■ **EXERCISE**
Copy exactly the lines from the start of the material through the line with "const toPoints = arr". Pictures stay out of the copy.

──────── PROVIDED MATERIAL ────────

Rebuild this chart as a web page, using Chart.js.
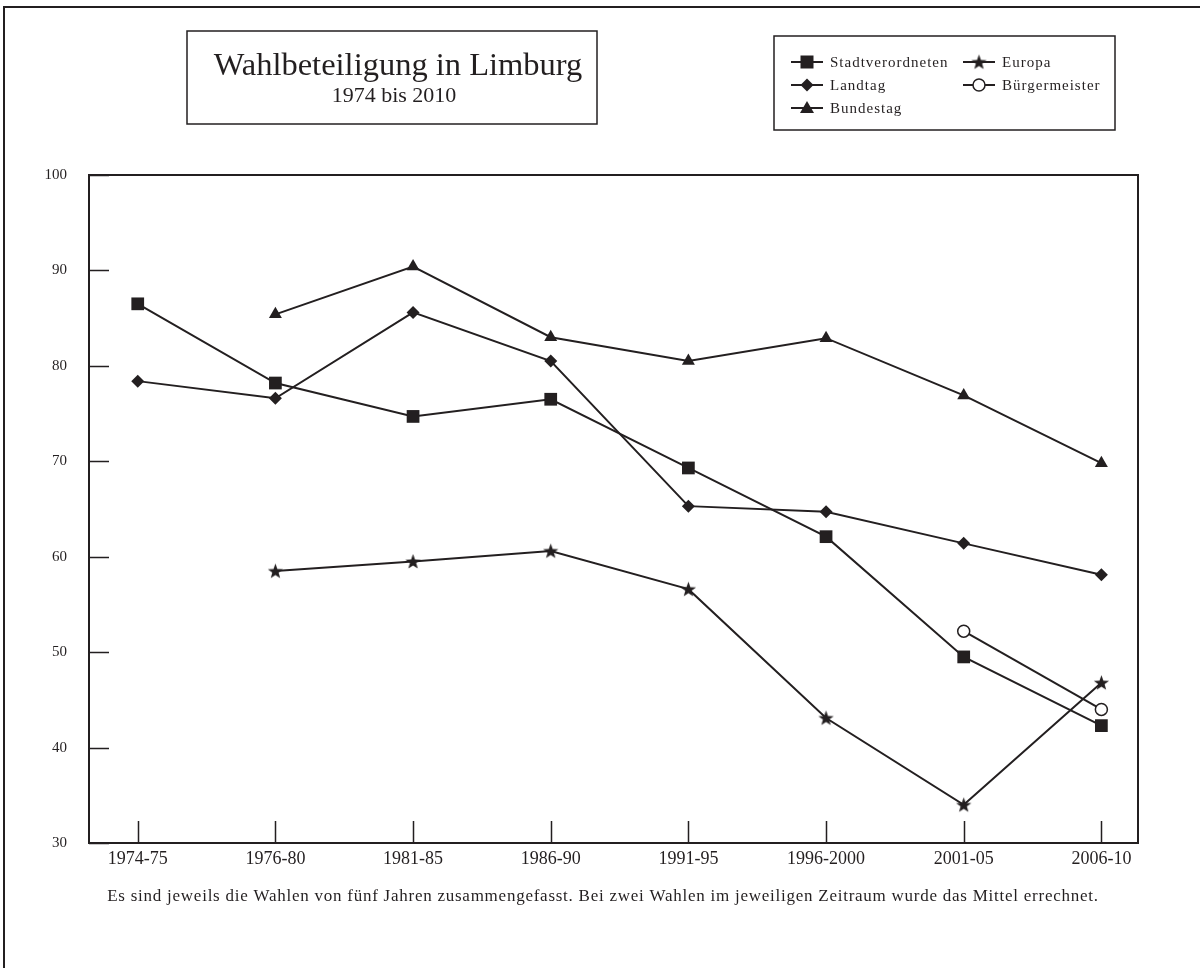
<!DOCTYPE html>
<html>
<head>
<meta charset="utf-8">
<script src="https://cdn.jsdelivr.net/npm/chart.js@4/dist/chart.umd.min.js"></script>
<style>
  html, body { margin: 0; padding: 0; background: #fff; }
  #wrap { width: 1200px; height: 968px; position: relative; }
</style>
</head>
<body>
<div id="wrap"><canvas id="c" width="1200" height="968"></canvas></div>
<script>
// Wahlbeteiligung (turnout, %) per five-year period
const periods = ['1974-75', '1976-80', '1981-85', '1986-90', '1991-95', '1996-2000', '2001-05', '2006-10'];
const stadtverordneten = [86.5, 78.2, 74.7, 76.5, 69.3, 62.1, 49.5, 42.3];
const landtag          = [78.4, 76.6, 85.6, 80.5, 65.3, 64.7, 61.4, 58.1];
const bundestag        = [null, 85.4, 90.4, 83.0, 80.5, 82.9, 76.9, 69.8];
const europa           = [null, 58.5, 59.5, 60.6, 56.6, 43.1, 34.0, 46.8];
const buergermeister   = [null, null, null, null, null, null, 52.2, 44.0];
const yTicks = [30, 40, 50, 60, 70, 80, 90, 100];

const titleText = 'Wahlbeteiligung in Limburg';
const subtitleText = '1974 bis 2010';
const noteText = 'Es sind jeweils die Wahlen von fünf Jahren zusammengefasst. Bei zwei Wahlen im jeweiligen Zeitraum wurde das Mittel errechnet.';

const INK = '#231f20';
const SERIF = '"Liberation Serif", "Times New Roman", serif';

// filled five-pointed star used as a point style
function makeStar(size, outer, inner) {
  const c = document.createElement('canvas');
  c.width = size; c.height = size;
  const g = c.getContext('2d');
  g.fillStyle = INK;
  g.beginPath();
  for (let i = 0; i < 10; i++) {
    const r = i % 2 ? inner : outer;
    const a = -Math.PI / 2 + i * Math.PI / 5;
    const px = size / 2 + r * Math.cos(a);
    const py = size / 2 + 0.6 + r * Math.sin(a);
    if (i === 0) g.moveTo(px, py); else g.lineTo(px, py);
  }
  g.closePath();
  g.fill();
  return c;
}
const starImg = makeStar(17, 8, 3.3);

const toPoints = arr => arr.map((v, i) => ({ x: i, y: v }));

function series(label, values, style, radius, fill) {
  return {
    label,
    data: toPoints(values),
    borderColor: INK,
    borderWidth: 2,
    pointStyle: style,
    pointRadius: radius,
    pointHoverRadius: radius,
    pointBackgroundColor: fill,
    pointBorderColor: INK,
    pointBorderWidth: style === 'circle' ? 1.5 : 0,
    spanGaps: false,
    fill: false,
    tension: 0
  };
}

function legendMarker(ctx, style, x, y) {
  ctx.save();
  ctx.fillStyle = INK;
  ctx.strokeStyle = INK;
  ctx.lineWidth = 2;
  ctx.beginPath();
  ctx.moveTo(x - 16, y); ctx.lineTo(x + 16, y); ctx.stroke();
  ctx.beginPath();
  if (style === 'rect') {
    ctx.rect(x - 6.5, y - 6.5, 13, 13); ctx.fill();
  } else if (style === 'rectRot') {
    ctx.moveTo(x - 6.5, y); ctx.lineTo(x, y - 6.5); ctx.lineTo(x + 6.5, y); ctx.lineTo(x, y + 6.5);
    ctx.closePath(); ctx.fill();
  } else if (style === 'triangle') {
    ctx.moveTo(x, y - 7); ctx.lineTo(x + 7, y + 5); ctx.lineTo(x - 7, y + 5);
    ctx.closePath(); ctx.fill();
  } else if (style === 'star') {
    ctx.drawImage(starImg, x - starImg.width / 2, y - starImg.height / 2);
  } else if (style === 'circle') {
    ctx.arc(x, y, 6, 0, Math.PI * 2);
    ctx.fillStyle = '#fff'; ctx.fill();
    ctx.lineWidth = 1.5; ctx.stroke();
  }
  ctx.restore();
}

const legendItems = [
  { text: 'Stadtverordneten', style: 'rect',     x: 807, y: 62 },
  { text: 'Landtag',          style: 'rectRot',  x: 807, y: 85 },
  { text: 'Bundestag',        style: 'triangle', x: 807, y: 108 },
  { text: 'Europa',           style: 'star',     x: 979, y: 62 },
  { text: 'Bürgermeister',    style: 'circle',   x: 979, y: 85 }
];

const decor = {
  id: 'decor',
  beforeDraw(chart) {
    const ctx = chart.ctx;
    ctx.save();
    ctx.fillStyle = '#fff';
    ctx.fillRect(0, 0, chart.width, chart.height);
    // outer frame
    ctx.strokeStyle = INK;
    ctx.lineWidth = 2;
    ctx.beginPath();
    ctx.moveTo(4, 970); ctx.lineTo(4, 7); ctx.lineTo(1202, 7);
    ctx.stroke();
    ctx.restore();
  },
  afterDraw(chart) {
    const ctx = chart.ctx;
    const area = chart.chartArea;
    const xs = chart.scales.x, ys = chart.scales.y;
    ctx.save();
    ctx.strokeStyle = INK;
    ctx.fillStyle = INK;

    // plot frame
    ctx.lineWidth = 2;
    ctx.strokeRect(area.left, area.top, area.right - area.left, area.bottom - area.top);

    // inward tick marks
    ctx.lineWidth = 1.5;
    ctx.beginPath();
    yTicks.forEach(v => {
      const py = Math.round(ys.getPixelForValue(v)) + 0.5;
      ctx.moveTo(area.left, py); ctx.lineTo(area.left + 20, py);
    });
    periods.forEach((p, i) => {
      const px = Math.round(xs.getPixelForValue(i)) + 0.5;
      ctx.moveTo(px, area.bottom); ctx.lineTo(px, area.bottom - 22);
    });
    ctx.stroke();

    // title box
    ctx.lineWidth = 1.5;
    ctx.strokeRect(187, 31, 410, 93);
    ctx.textAlign = 'center';
    ctx.textBaseline = 'alphabetic';
    ctx.font = '32.5px ' + SERIF;
    ctx.fillText(titleText, 398, 75);
    ctx.font = '22px ' + SERIF;
    ctx.fillText(subtitleText, 394, 102);

    // legend box
    ctx.strokeRect(774, 36, 341, 94);
    ctx.textAlign = 'left';
    ctx.textBaseline = 'middle';
    ctx.font = '15px ' + SERIF;
    try { ctx.letterSpacing = '1px'; } catch (e) {}
    legendItems.forEach(it => {
      legendMarker(ctx, it.style, it.x, it.y);
      ctx.fillText(it.text, it.x + 23, it.y + 1);
    });

    // footnote
    ctx.textAlign = 'center';
    ctx.textBaseline = 'middle';
    ctx.font = '17px ' + SERIF;
    try { ctx.letterSpacing = '0.75px'; } catch (e) {}
    ctx.fillText(noteText, 603, 897);
    try { ctx.letterSpacing = '0px'; } catch (e) {}
    ctx.restore();
  }
};

new Chart(document.getElementById('c'), {
  type: 'line',
  data: {
    datasets: [
      series('Stadtverordneten', stadtverordneten, 'rect', 9, INK),
      series('Landtag', landtag, 'rectRot', 6.5, INK),
      series('Bundestag', bundestag, 'triangle', 7.5, INK),
      series('Europa', europa, starImg, 7, INK),
      series('Bürgermeister', buergermeister, 'circle', 6, '#fff')
    ]
  },
  options: {
    responsive: false,
    animation: false,
    devicePixelRatio: 1,
    layout: { padding: { top: 175, right: 62, left: 0, bottom: 0 } },
    plugins: { legend: { display: false }, title: { display: false }, tooltip: { enabled: false } },
    events: [],
    scales: {
      x: {
        type: 'linear',
        min: -0.354,
        max: 7.266,
        afterBuildTicks: s => { s.ticks = periods.map((p, i) => ({ value: i })); },
        afterFit: s => { s.height = 125; },
        ticks: {
          callback: v => periods[v],
          autoSkip: false,
          maxRotation: 0,
          padding: 5,
          color: INK,
          font: { family: SERIF, size: 18 }
        },
        grid: { display: false, drawTicks: false },
        border: { display: false }
      },
      y: {
        type: 'linear',
        min: 30,
        max: 100,
        afterBuildTicks: s => { s.ticks = yTicks.map(v => ({ value: v })); },
        afterFit: s => { s.width = 89; },
        ticks: {
          padding: 22,
          color: INK,
          font: { family: SERIF, size: 15 }
        },
        grid: { display: false, drawTicks: false },
        border: { display: false }
      }
    }
  },
  plugins: [decor]
});
</script>
</body>
</html>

────────

■ **SOLUTION FOR THIS TASK**
Rebuild this chart as a web page, using Chart.js.
<!DOCTYPE html>
<html>
<head>
<meta charset="utf-8">
<script src="https://cdn.jsdelivr.net/npm/chart.js@4/dist/chart.umd.min.js"></script>
<style>
  html, body { margin: 0; padding: 0; background: #fff; }
  #wrap { width: 1200px; height: 968px; position: relative; }
</style>
</head>
<body>
<div id="wrap"><canvas id="c" width="1200" height="968"></canvas></div>
<script>
// Wahlbeteiligung (turnout, %) per five-year period
const periods = ['1974-75', '1976-80', '1981-85', '1986-90', '1991-95', '1996-2000', '2001-05', '2006-10'];
const stadtverordneten = [86.5, 78.2, 74.7, 76.5, 69.3, 62.1, 49.5, 42.3];
const landtag          = [78.4, 76.6, 85.6, 80.5, 65.3, 64.7, 61.4, 58.1];
const bundestag        = [null, 85.4, 90.4, 83.0, 80.5, 82.9, 76.9, 69.8];
const europa           = [null, 58.5, 59.5, 60.6, 56.6, 43.1, 34.0, 46.8];
const buergermeister   = [null, null, null, null, null, null, 52.2, 44.0];
const yTicks = [30, 40, 50, 60, 70, 80, 90, 100];

const titleText = 'Wahlbeteiligung in Limburg';
const subtitleText = '1974 bis 2010';
const noteText = 'Es sind jeweils die Wahlen von fünf Jahren zusammengefasst. Bei zwei Wahlen im jeweiligen Zeitraum wurde das Mittel errechnet.';

const INK = '#231f20';
const SERIF = '"Liberation Serif", "Times New Roman", serif';

// filled five-pointed star used as a point style
function makeStar(size, outer, inner) {
  const c = document.createElement('canvas');
  c.width = size; c.height = size;
  const g = c.getContext('2d');
  g.fillStyle = INK;
  g.beginPath();
  for (let i = 0; i < 10; i++) {
    const r = i % 2 ? inner : outer;
    const a = -Math.PI / 2 + i * Math.PI / 5;
    const px = size / 2 + r * Math.cos(a);
    const py = size / 2 + 0.6 + r * Math.sin(a);
    if (i === 0) g.moveTo(px, py); else g.lineTo(px, py);
  }
  g.closePath();
  g.fill();
  return c;
}
const starImg = makeStar(17, 8, 3.3);

const toPoints = arr => arr.map((v, i) => ({ x: i, y: v }));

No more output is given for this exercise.